先ほどの「同手数駒余りなし」というのも、「キズ」のひとつです。本来はない方がいいし、なくすように作者は苦労しているのです。
そのほかのキズとしては、非限定のキズ(たとえば、香や飛車・角を打つ場合、決まった位置ではなく、どこから打ってもいい場合)や、次の(4)で説明している「二手変長」のキズなどがあります(キズにも大小あり、詰将棋作家の間でも必ずしも一致している訳ではなさそうです)。
「不詰め」や「余詰め」は、キズではなく、こういったものが生じる場合は、不完全作として、詰将棋には入れてもらえません。

(4)「二手変長」とは
有段者でも「指し将棋派」の人は、このことを知らない人が結構多く、同手数の逃げ方の場合と同じくよく質問される項目のひとつです。「変化長手数」のうち、変化が二手長くなるのを「二手変長」といい、「キズ」の一つですが、ときに普通の詰将棋の本でもこのキズのまま載せてあり、有段者の人に「この詰将棋へんじゃないの」と質問されます。

第5図の5手詰がそうでしたね。
5手詰なのに、逃げ方によっては、駒余り7手詰になってました。
繰り返しになりますが、詰将棋特有の「ルール」のひとつだと考えて下さい。
前に、ちゃんとした単行本の詰将棋で、4手手数が長くなって駒が余るものを見たことがありますが(常連客が持ってきた)、これは通常は不完全作として載せてはいけないものだという認識をほとんどの詰将棋を作る人は持っていると思います。
しかし、変化が二手長くなる「二手変長」は普通の詰将棋の本でも頻繁に出てきますので、駒が余らない詰手順を答えて下さい。

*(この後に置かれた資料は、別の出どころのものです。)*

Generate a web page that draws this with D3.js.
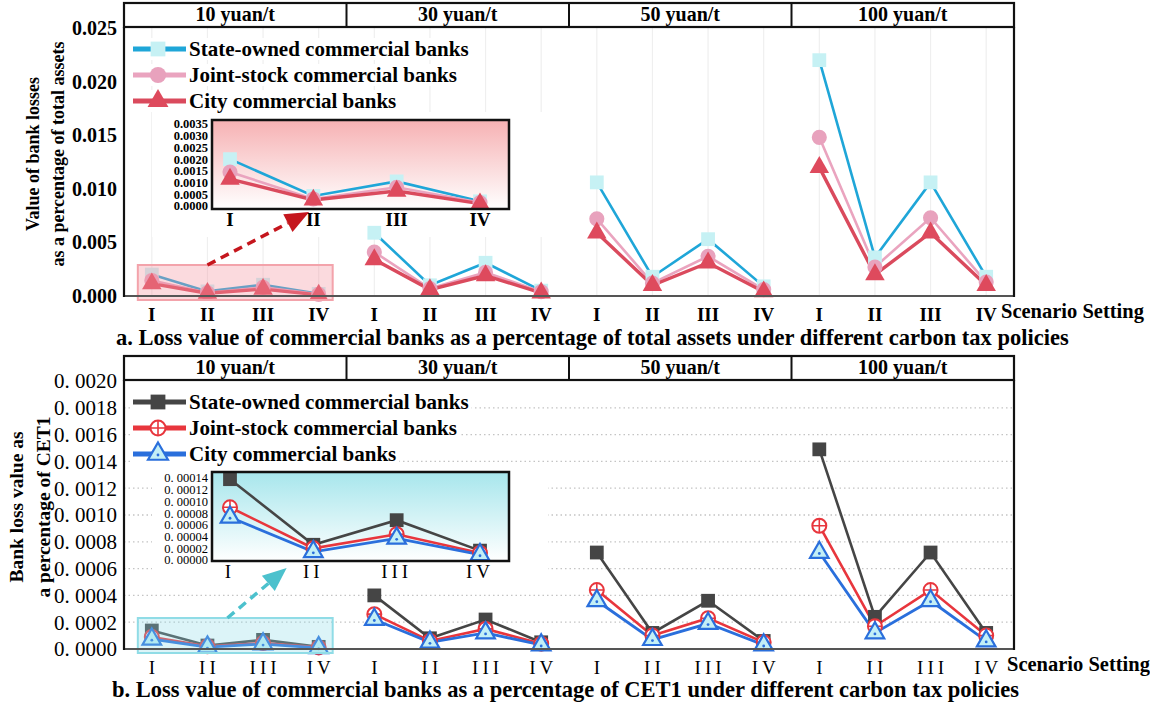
<!DOCTYPE html>
<html>
<head>
<meta charset="utf-8">
<script src="https://cdn.jsdelivr.net/npm/d3@7"></script>
<style>
  body { margin: 0; background: #fff; }
  svg { display: block; }
  text { font-family: "Liberation Serif", "Times New Roman", serif; }
</style>
</head>
<body>
<div id="chart"></div>
<script>
// scenario labels and carbon tax levels
const scenarios = ["I", "II", "III", "IV"];
const taxLevels = ["10 yuan/t", "30 yuan/t", "50 yuan/t", "100 yuan/t"];
const bankNames = ["State-owned commercial banks", "Joint-stock commercial banks", "City commercial banks"];

// panel a: losses / total assets (4 tax levels x 4 scenarios)
const assetsState = [0.0020, 0.00043, 0.00105, 0.0002, 0.0059, 0.0010, 0.0031, 0.0005, 0.0106, 0.0018, 0.0053, 0.0009, 0.0220, 0.0036, 0.0106, 0.0018];
const assetsJoint = [0.00145, 0.0003, 0.0008, 0.00015, 0.0041, 0.0007, 0.0022, 0.0004, 0.0072, 0.0012, 0.0037, 0.0006, 0.0148, 0.0027, 0.0073, 0.0013];
const assetsCity = [0.00115, 0.00026, 0.00064, 0.0001, 0.0034, 0.0006, 0.0019, 0.0003, 0.0059, 0.0010, 0.0031, 0.0004, 0.0120, 0.0020, 0.0059, 0.0010];

// panel b: losses / CET1
const cet1State = [0.000138, 0.000026, 0.000068, 0.000016, 0.00040, 0.00008, 0.00022, 0.00005, 0.00072, 0.00012, 0.00036, 0.00006, 0.00149, 0.00024, 0.00072, 0.00012];
const cet1Joint = [0.00009, 0.00002, 0.000044, 0.000012, 0.00026, 0.00006, 0.00015, 0.00004, 0.00044, 0.00010, 0.00023, 0.00005, 0.00092, 0.00017, 0.00044, 0.00010];
const cet1City = [0.000073, 0.000014, 0.000037, 0.000009, 0.00022, 0.00005, 0.00012, 0.00003, 0.00036, 0.00007, 0.00019, 0.00003, 0.00072, 0.00012, 0.00036, 0.00006];

// tick values
const assetsTicks = [0, 0.005, 0.010, 0.015, 0.020, 0.025];
const assetsInsetTicks = [0, 0.0005, 0.0010, 0.0015, 0.0020, 0.0025, 0.0030, 0.0035];
const cet1Ticks = [0, 0.0002, 0.0004, 0.0006, 0.0008, 0.0010, 0.0012, 0.0014, 0.0016, 0.0018, 0.0020];
const cet1InsetTicks = [0, 0.00002, 0.00004, 0.00006, 0.00008, 0.00010, 0.00012, 0.00014];

const svg = d3.select("#chart").append("svg").attr("width", 1150).attr("height", 706);
const defs = svg.append("defs");
const left = 124, right = 1014;
const x = d3.scalePoint().domain(d3.range(16)).range([left, right]).padding(0.5);

function drawMarker(g, s, cx, cy, scale) {
  const k = scale || 1;
  if (s.marker === "square") {
    g.append("path").attr("d", d3.symbol(d3.symbolSquare, 190 * k)()).attr("transform", `translate(${cx},${cy})`).attr("fill", s.fill);
  } else if (s.marker === "circle") {
    g.append("path").attr("d", d3.symbol(d3.symbolCircle, 180 * k)()).attr("transform", `translate(${cx},${cy})`).attr("fill", s.fill);
  } else if (s.marker === "triangle") {
    g.append("path").attr("d", d3.symbol(d3.symbolTriangle, 165 * k)()).attr("transform", `translate(${cx},${cy})`).attr("fill", s.fill);
  } else if (s.marker === "oplus") {
    const r = 7 * Math.sqrt(k);
    g.append("circle").attr("cx", cx).attr("cy", cy).attr("r", r).attr("fill", "#fff").attr("stroke", s.color).attr("stroke-width", 2);
    g.append("path").attr("d", `M${cx - r},${cy}H${cx + r}M${cx},${cy - r}V${cy + r}`).attr("stroke", s.color).attr("stroke-width", 1.6);
  } else if (s.marker === "otri") {
    g.append("path").attr("d", d3.symbol(d3.symbolTriangle, 150 * k)()).attr("transform", `translate(${cx},${cy})`)
      .attr("fill", s.fill).attr("stroke", s.color).attr("stroke-width", 2.2);
    g.append("circle").attr("cx", cx).attr("cy", cy + 1).attr("r", 1.4).attr("fill", s.color);
  }
}

function arrow(g, x1, y1, x2, y2, color, len, wid) {
  const a = Math.atan2(y2 - y1, x2 - x1);
  const bx = x2 - len * Math.cos(a), by = y2 - len * Math.sin(a);
  g.append("line").attr("x1", x1).attr("y1", y1).attr("x2", bx).attr("y2", by)
    .attr("stroke", color).attr("stroke-width", 3.5).attr("stroke-dasharray", "9,6");
  const px = -Math.sin(a) * wid / 2, py = Math.cos(a) * wid / 2;
  g.append("path").attr("d", `M${x2},${y2}L${bx + px},${by + py}L${bx - px},${by - py}Z`).attr("fill", color);
}

function drawPanel(cfg) {
  const g = svg.append("g");
  const y = d3.scaleLinear().domain([0, d3.max(cfg.ticks)]).range([cfg.bottom, cfg.yTop]);
  const wt = cfg.bold ? "bold" : "normal";

  // grid
  if (cfg.vgrid) {
    g.append("g").selectAll("line").data(d3.range(16)).join("line")
      .attr("x1", (d) => x(d)).attr("x2", (d) => x(d)).attr("y1", cfg.headerBottom).attr("y2", cfg.bottom)
      .attr("stroke", "#efefef").attr("stroke-width", 1.2);
  }
  if (cfg.hgrid) {
    g.append("g").selectAll("line").data(cfg.ticks.slice(1, -1)).join("line")
      .attr("x1", left).attr("x2", right).attr("y1", (d) => y(d)).attr("y2", (d) => y(d))
      .attr("stroke", "#c4c4c4").attr("stroke-width", 1.3).attr("stroke-dasharray", "1.5,3");
  }

  // white box behind the inset
  const ins = cfg.inset;
  g.append("rect").attr("x", 152).attr("y", ins.top - 8).attr("width", 396).attr("height", ins.bottom - ins.top + 36).attr("fill", "#fff");

  // legend
  cfg.series.forEach((s, i) => {
    const ly = cfg.legendY[i];
    const row = g.append("g");
    const bg = row.append("rect").attr("x", 132).attr("y", ly - 11).attr("height", 22).attr("fill", "#fff");
    row.append("line").attr("x1", 133).attr("x2", 186).attr("y1", ly).attr("y2", ly).attr("stroke", s.color).attr("stroke-width", 5);
    drawMarker(row, s, 158, ly, 1.15);
    const t = row.append("text").attr("x", 189).attr("y", ly).attr("dy", "0.34em").attr("font-size", 21).attr("font-weight", "bold").text(s.name);
    bg.attr("width", 60 + t.node().getComputedTextLength());
  });

  // lines and markers per tax level
  const line = d3.line().x((d) => x(d.i)).y((d) => y(d.v));
  cfg.series.forEach((s) => {
    for (let p = 0; p < 4; p++) {
      const pts = d3.range(p * 4, p * 4 + 4).map((i) => ({ i, v: s.values[i] }));
      g.append("path").datum(pts).attr("d", line).attr("fill", "none").attr("stroke", s.color).attr("stroke-width", s.width);
    }
  });
  cfg.series.forEach((s) => {
    s.values.forEach((v, i) => drawMarker(g, s, x(i), y(v)));
  });

  // highlight box over the first tax level
  g.append("rect").attr("x", x(0) - 14).attr("y", cfg.bottom - 31).attr("width", x(3) - x(0) + 28).attr("height", 35)
    .attr("fill", cfg.hlFill).attr("stroke", cfg.hlStroke).attr("stroke-width", 2);

  // inset
  const ix = d3.scalePoint().domain(scenarios).range([ins.x0 + 18, ins.x1 - 29]);
  const iy = d3.scaleLinear().domain([0, d3.max(ins.ticks)]).range([ins.yBottom, ins.yTop]);
  const gid = "grad" + cfg.id;
  const grad = defs.append("linearGradient").attr("id", gid).attr("x1", 0).attr("x2", 0).attr("y1", 0).attr("y2", 1);
  grad.append("stop").attr("offset", "0%").attr("stop-color", ins.color);
  grad.append("stop").attr("offset", "100%").attr("stop-color", "#ffffff");
  g.append("rect").attr("x", ins.x0).attr("y", ins.top).attr("width", ins.x1 - ins.x0).attr("height", ins.bottom - ins.top).attr("fill", `url(#${gid})`);
  const iline = d3.line().x((d) => ix(d.c)).y((d) => iy(d.v));
  cfg.series.forEach((s) => {
    const pts = scenarios.map((c, k) => ({ c, v: s.values[k] }));
    g.append("path").datum(pts).attr("d", iline).attr("fill", "none").attr("stroke", s.color).attr("stroke-width", s.width);
  });
  cfg.series.forEach((s) => {
    scenarios.forEach((c, k) => drawMarker(g, s, ix(c), iy(s.values[k])));
  });
  g.append("rect").attr("x", ins.x0).attr("y", ins.top).attr("width", ins.x1 - ins.x0).attr("height", ins.bottom - ins.top)
    .attr("fill", "none").attr("stroke", "#111").attr("stroke-width", 2.5);
  g.append("g").selectAll("text").data(ins.ticks).join("text")
    .attr("x", ins.x0 - 4).attr("y", (d) => iy(d)).attr("dy", "0.35em").attr("text-anchor", "end")
    .attr("font-size", 12.5).attr("font-weight", wt).text(ins.fmt);
  g.append("g").selectAll("text").data(scenarios).join("text")
    .attr("x", (d) => ix(d)).attr("y", ins.bottom + 17).attr("text-anchor", "middle")
    .attr("font-size", 19).attr("font-weight", wt).attr("letter-spacing", cfg.bold ? 0 : 4).text((d) => d);

  // arrow from highlight box to inset
  arrow(g, x(1) + cfg.arrowDx, cfg.bottom - 31, ix("I") + (ix("II") - ix("I")) * cfg.arrowTip, ins.bottom + cfg.arrowGap, cfg.arrowColor, 24, 20);

  // frame
  g.append("line").attr("x1", left).attr("x2", right).attr("y1", cfg.bottom).attr("y2", cfg.bottom).attr("stroke", "#555").attr("stroke-width", 1.8);
  g.append("line").attr("x1", left).attr("x2", left).attr("y1", cfg.headerBottom).attr("y2", cfg.bottom + 1).attr("stroke", "#111").attr("stroke-width", 2.2);
  g.append("line").attr("x1", right).attr("x2", right).attr("y1", cfg.headerBottom).attr("y2", cfg.bottom + 1).attr("stroke", "#111").attr("stroke-width", 2.2);

  // header strip with tax levels
  g.append("rect").attr("x", left).attr("y", cfg.headerTop).attr("width", right - left).attr("height", cfg.headerBottom - cfg.headerTop)
    .attr("fill", "#fff").attr("stroke", "#111").attr("stroke-width", 2.2);
  const step = x.step();
  g.append("g").selectAll("line").data([1, 2, 3]).join("line")
    .attr("x1", (p) => x(p * 4) - step / 2).attr("x2", (p) => x(p * 4) - step / 2)
    .attr("y1", cfg.headerTop).attr("y2", cfg.headerBottom).attr("stroke", "#111").attr("stroke-width", 2);
  g.append("g").selectAll("text").data(taxLevels).join("text")
    .attr("x", (d, p) => (x(p * 4) + x(p * 4 + 3)) / 2).attr("y", (cfg.headerTop + cfg.headerBottom) / 2).attr("dy", "0.3em")
    .attr("text-anchor", "middle").attr("font-size", 20).attr("font-weight", "bold").text((d) => d);

  // y tick labels
  g.append("g").selectAll("text").data(cfg.ticks).join("text")
    .attr("x", 117).attr("y", (d) => y(d)).attr("dy", "0.35em").attr("text-anchor", "end")
    .attr("font-size", cfg.tickSize).attr("font-weight", wt).text(cfg.fmt);

  // x labels
  g.append("g").selectAll("text").data(d3.range(16)).join("text")
    .attr("x", (d) => x(d) + (cfg.bold ? 0 : 2)).attr("y", cfg.bottom + 25).attr("text-anchor", "middle")
    .attr("font-size", 19).attr("font-weight", wt).attr("letter-spacing", cfg.bold ? 0 : 4).text((d) => scenarios[d % 4]);
  g.append("text").attr("x", cfg.scenarioX).attr("y", cfg.bottom + 22).attr("font-size", 20.5).attr("font-weight", "bold").text("Scenario Setting");

  // axis title and panel caption
  const mid = (cfg.yTop + cfg.bottom) / 2 - 8;
  cfg.yLabel.forEach((t, i) => {
    g.append("text").attr("transform", `translate(${cfg.yLabelX[i]},${mid}) rotate(-90)`).attr("text-anchor", "middle")
      .attr("font-size", cfg.yLabelSize).attr("font-weight", "bold").text(t);
  });
  g.append("text").attr("x", cfg.captionX).attr("y", cfg.captionY).attr("font-size", 22.5).attr("font-weight", "bold").text(cfg.caption);
}

drawPanel({
  id: "a", bold: true, vgrid: true, hgrid: false,
  headerTop: 3, headerBottom: 27, yTop: 28, bottom: 296,
  ticks: assetsTicks, fmt: d3.format(".3f"), tickSize: 20,
  legendY: [49, 75, 101],
  series: [
    { name: bankNames[0], values: assetsState, color: "#1fa6d8", fill: "#c6f1f4", marker: "square", width: 2.6 },
    { name: bankNames[1], values: assetsJoint, color: "#eaa4bf", fill: "#e8a2bd", marker: "circle", width: 2.6 },
    { name: bankNames[2], values: assetsCity, color: "#da4a5d", fill: "#de4a5d", marker: "triangle", width: 3.4 }
  ],
  hlFill: "rgba(244,150,160,0.35)", hlStroke: "#f3a3ab",
  inset: { x0: 212, x1: 509, top: 120, bottom: 209, yBottom: 206, yTop: 124, ticks: assetsInsetTicks, fmt: d3.format(".4f"), color: "#f6b1b3" },
  arrowColor: "#c5161d", arrowDx: 0, arrowTip: 0.95, arrowGap: 3,
  scenarioX: 1001,
  yLabel: ["Value of bank losses", "as a percentage of total assets"], yLabelX: [39, 64], yLabelSize: 18,
  caption: "a. Loss value of commercial banks as a percentage of total assets under different carbon tax policies",
  captionX: 116, captionY: 345
});

drawPanel({
  id: "b", bold: false, vgrid: false, hgrid: true,
  headerTop: 356, headerBottom: 380, yTop: 381, bottom: 649,
  ticks: cet1Ticks, fmt: (d) => d3.format(".4f")(d).replace(".", ". "), tickSize: 21,
  legendY: [402, 428, 454],
  series: [
    { name: bankNames[0], values: cet1State, color: "#454545", fill: "#454545", marker: "square", width: 2.6 },
    { name: bankNames[1], values: cet1Joint, color: "#e8363d", fill: "#fff", marker: "oplus", width: 2.6 },
    { name: bankNames[2], values: cet1City, color: "#2a6fdc", fill: "#c3eff6", marker: "otri", width: 2.8 }
  ],
  hlFill: "rgba(140,220,232,0.3)", hlStroke: "#90dce6",
  inset: { x0: 212, x1: 509, top: 472, bottom: 561, yBottom: 560, yTop: 478, ticks: cet1InsetTicks, fmt: (d) => d3.format(".5f")(d).replace(".", ". "), color: "#a7e6ec" },
  arrowColor: "#4cc1cd", arrowDx: 20, arrowTip: 0.68, arrowGap: 7,
  scenarioX: 1007,
  yLabel: ["Bank loss value as", "a percentage of CET1"], yLabelX: [23, 50], yLabelSize: 19.5,
  caption: "b. Loss value of commercial banks as a percentage of CET1 under different carbon tax policies",
  captionX: 112, captionY: 697
});
</script>
</body>
</html>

以上で詰将棋のルールについての説明を終わりにしたいと思いますが、もし、これらの文章で分からないところがありましても、多くの詰将棋を解くうちに徐々に理解していく部分もありますので、簡単なものからたくさんの詰将棋に触れてみて下さい。

1999年1月20日作成
1999年6月18日改訂

※2019年8月追記
「二手変長」につきましては、現在はほとんど不完全作との認識が強くなっており、新しい本や雑誌には出てこないと思われます。そのため、現在では気にする必要はないでしょう。但し、古い詰将棋本を解いた時に、「おかしいな?」と感じましたら、ここにある「かつてのルール」を思い出して頂ければと思います。